◆ **Data extract**
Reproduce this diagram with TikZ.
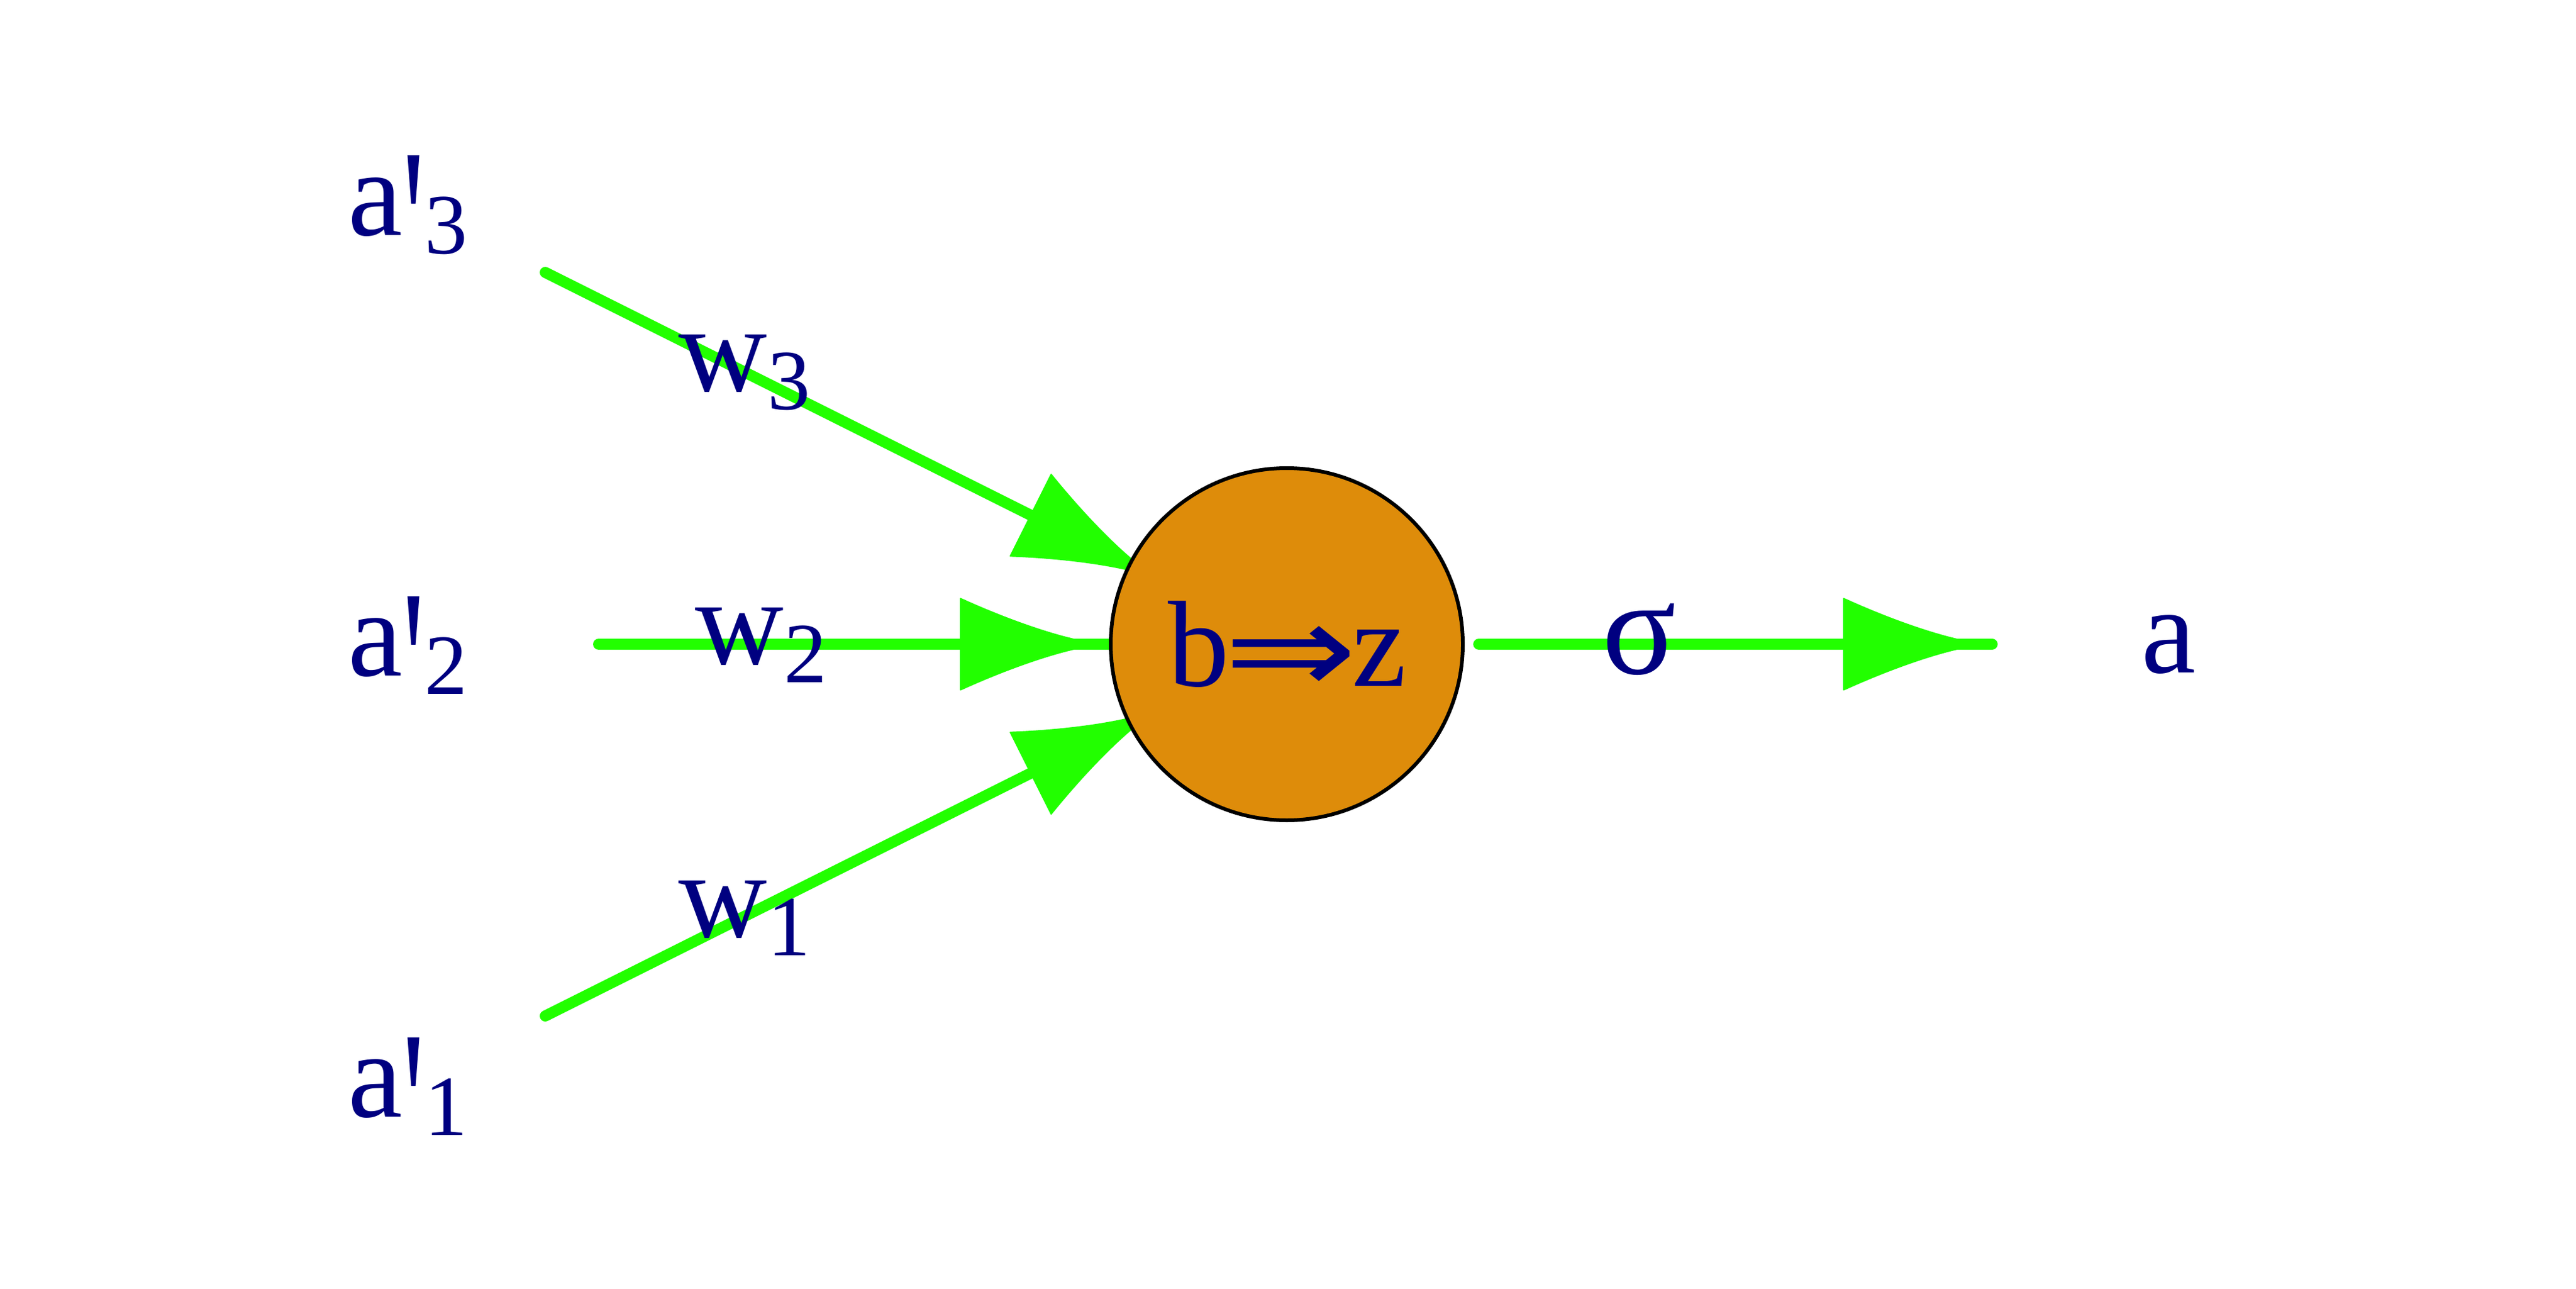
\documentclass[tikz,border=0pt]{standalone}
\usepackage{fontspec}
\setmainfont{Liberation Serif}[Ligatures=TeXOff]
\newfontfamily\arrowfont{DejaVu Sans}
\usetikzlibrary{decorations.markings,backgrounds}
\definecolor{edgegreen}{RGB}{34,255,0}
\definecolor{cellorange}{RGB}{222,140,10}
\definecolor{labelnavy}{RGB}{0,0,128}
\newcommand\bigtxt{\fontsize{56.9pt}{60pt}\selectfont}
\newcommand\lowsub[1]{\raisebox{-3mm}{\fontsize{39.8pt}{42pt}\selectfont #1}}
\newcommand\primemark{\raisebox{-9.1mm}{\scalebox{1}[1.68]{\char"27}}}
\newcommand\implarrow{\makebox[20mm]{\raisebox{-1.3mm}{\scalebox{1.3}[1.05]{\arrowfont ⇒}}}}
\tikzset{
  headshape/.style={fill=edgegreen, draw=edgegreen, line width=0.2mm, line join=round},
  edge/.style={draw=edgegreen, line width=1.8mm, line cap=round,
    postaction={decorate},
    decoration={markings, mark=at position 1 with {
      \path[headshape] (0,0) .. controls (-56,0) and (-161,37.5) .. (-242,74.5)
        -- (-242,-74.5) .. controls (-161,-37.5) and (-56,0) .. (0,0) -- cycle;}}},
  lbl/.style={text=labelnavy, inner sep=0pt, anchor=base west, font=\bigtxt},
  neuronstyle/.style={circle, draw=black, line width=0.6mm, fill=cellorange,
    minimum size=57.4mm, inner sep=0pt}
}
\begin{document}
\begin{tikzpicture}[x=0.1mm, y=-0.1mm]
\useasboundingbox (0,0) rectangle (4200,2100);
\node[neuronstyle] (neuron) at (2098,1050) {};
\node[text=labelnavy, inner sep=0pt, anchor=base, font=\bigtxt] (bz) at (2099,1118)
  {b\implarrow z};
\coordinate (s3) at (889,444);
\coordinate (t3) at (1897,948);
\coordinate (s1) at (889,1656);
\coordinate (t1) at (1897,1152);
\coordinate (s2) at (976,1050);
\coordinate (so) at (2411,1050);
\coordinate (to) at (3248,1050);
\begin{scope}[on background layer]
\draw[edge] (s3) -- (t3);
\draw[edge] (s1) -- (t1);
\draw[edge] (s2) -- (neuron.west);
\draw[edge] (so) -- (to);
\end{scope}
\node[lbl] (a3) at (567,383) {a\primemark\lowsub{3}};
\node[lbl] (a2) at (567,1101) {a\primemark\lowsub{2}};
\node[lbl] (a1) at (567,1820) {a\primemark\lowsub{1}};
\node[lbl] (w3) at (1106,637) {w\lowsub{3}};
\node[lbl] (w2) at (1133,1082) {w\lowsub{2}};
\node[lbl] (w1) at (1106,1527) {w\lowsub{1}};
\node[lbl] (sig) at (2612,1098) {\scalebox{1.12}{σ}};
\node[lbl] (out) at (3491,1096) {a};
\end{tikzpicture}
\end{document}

◆ **Requirements**
Leaving out the pictures, repeat the data above exactly.

◆ **Answer for this exercise**
Reproduce this diagram with TikZ.
\documentclass[tikz,border=0pt]{standalone}
\usepackage{fontspec}
\setmainfont{Liberation Serif}[Ligatures=TeXOff]
\newfontfamily\arrowfont{DejaVu Sans}
\usetikzlibrary{decorations.markings,backgrounds}
\definecolor{edgegreen}{RGB}{34,255,0}
\definecolor{cellorange}{RGB}{222,140,10}
\definecolor{labelnavy}{RGB}{0,0,128}
\newcommand\bigtxt{\fontsize{56.9pt}{60pt}\selectfont}
\newcommand\lowsub[1]{\raisebox{-3mm}{\fontsize{39.8pt}{42pt}\selectfont #1}}
\newcommand\primemark{\raisebox{-9.1mm}{\scalebox{1}[1.68]{\char"27}}}
\newcommand\implarrow{\makebox[20mm]{\raisebox{-1.3mm}{\scalebox{1.3}[1.05]{\arrowfont ⇒}}}}
\tikzset{
  headshape/.style={fill=edgegreen, draw=edgegreen, line width=0.2mm, line join=round},
  edge/.style={draw=edgegreen, line width=1.8mm, line cap=round,
    postaction={decorate},
    decoration={markings, mark=at position 1 with {
      \path[headshape] (0,0) .. controls (-56,0) and (-161,37.5) .. (-242,74.5)
        -- (-242,-74.5) .. controls (-161,-37.5) and (-56,0) .. (0,0) -- cycle;}}},
  lbl/.style={text=labelnavy, inner sep=0pt, anchor=base west, font=\bigtxt},
  neuronstyle/.style={circle, draw=black, line width=0.6mm, fill=cellorange,
    minimum size=57.4mm, inner sep=0pt}
}
\begin{document}
\begin{tikzpicture}[x=0.1mm, y=-0.1mm]
\useasboundingbox (0,0) rectangle (4200,2100);
\node[neuronstyle] (neuron) at (2098,1050) {};
\node[text=labelnavy, inner sep=0pt, anchor=base, font=\bigtxt] (bz) at (2099,1118)
  {b\implarrow z};
\coordinate (s3) at (889,444);
\coordinate (t3) at (1897,948);
\coordinate (s1) at (889,1656);
\coordinate (t1) at (1897,1152);
\coordinate (s2) at (976,1050);
\coordinate (so) at (2411,1050);
\coordinate (to) at (3248,1050);
\begin{scope}[on background layer]
\draw[edge] (s3) -- (t3);
\draw[edge] (s1) -- (t1);
\draw[edge] (s2) -- (neuron.west);
\draw[edge] (so) -- (to);
\end{scope}
\node[lbl] (a3) at (567,383) {a\primemark\lowsub{3}};
\node[lbl] (a2) at (567,1101) {a\primemark\lowsub{2}};
\node[lbl] (a1) at (567,1820) {a\primemark\lowsub{1}};
\node[lbl] (w3) at (1106,637) {w\lowsub{3}};
\node[lbl] (w2) at (1133,1082) {w\lowsub{2}};
\node[lbl] (w1) at (1106,1527) {w\lowsub{1}};
\node[lbl] (sig) at (2612,1098) {\scalebox{1.12}{σ}};
\node[lbl] (out) at (3491,1096) {a};
\end{tikzpicture}
\end{document}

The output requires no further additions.